The U.S. vehicle fleet mostly runs on gasoline and diesel, but converting vehicles to natural gas is not a new phenomenon. From Argentina to Thailand, Pakistan and even oil exporter Iran, the conversion kits have been popular for years.
Conversion offers the added incentive of cutting emissions, since natural gas burns cleaner. But critics have concerns, including huge up-front costs and a lack of fuel stations.
"I'm after the 18-wheelers. There are 8 million of them on our roads and they consume 2.5 million barrels a day. It would take a while to convert them, but this will create jobs," Pickens told Reuters.

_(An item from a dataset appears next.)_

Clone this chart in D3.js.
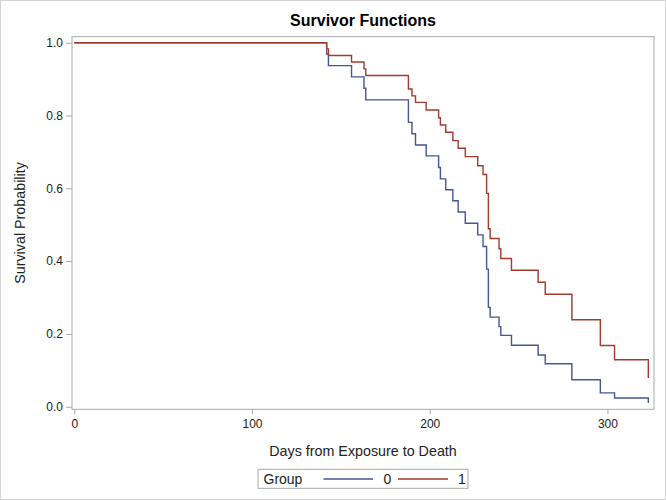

Retrofitting 18-wheelers to run on natural gas costs about $40,000 per truck, according to Pike Research senior analyst Dave Hurst in Detroit. Based on Pickens' estimate of 8 million tractor trailer trucks, the implied conversion cost could be up to $320 billion.
Hurst said those costs could be recouped in two years with cheaper fuel and government perks for converting diesel trucks to natural gas. Others have doubts.
"Both the timeline and magnitude impacts are extremely difficult to predict," Deutsche Bank analysts said in a report on Wednesday.
Concerns also remain about the affects of hydraulic fracturing, or fracking, on water supply. The technology is currently under review by the U.S. Environmental Protection Agency. It involves blasting water, chemicals and sand into shale rock to release trapped gas.
"I have personally fracked over 3,000 wells," Pickens said. "I have seen nothing about fracking that concerns me -- this issue will clear up on investigation."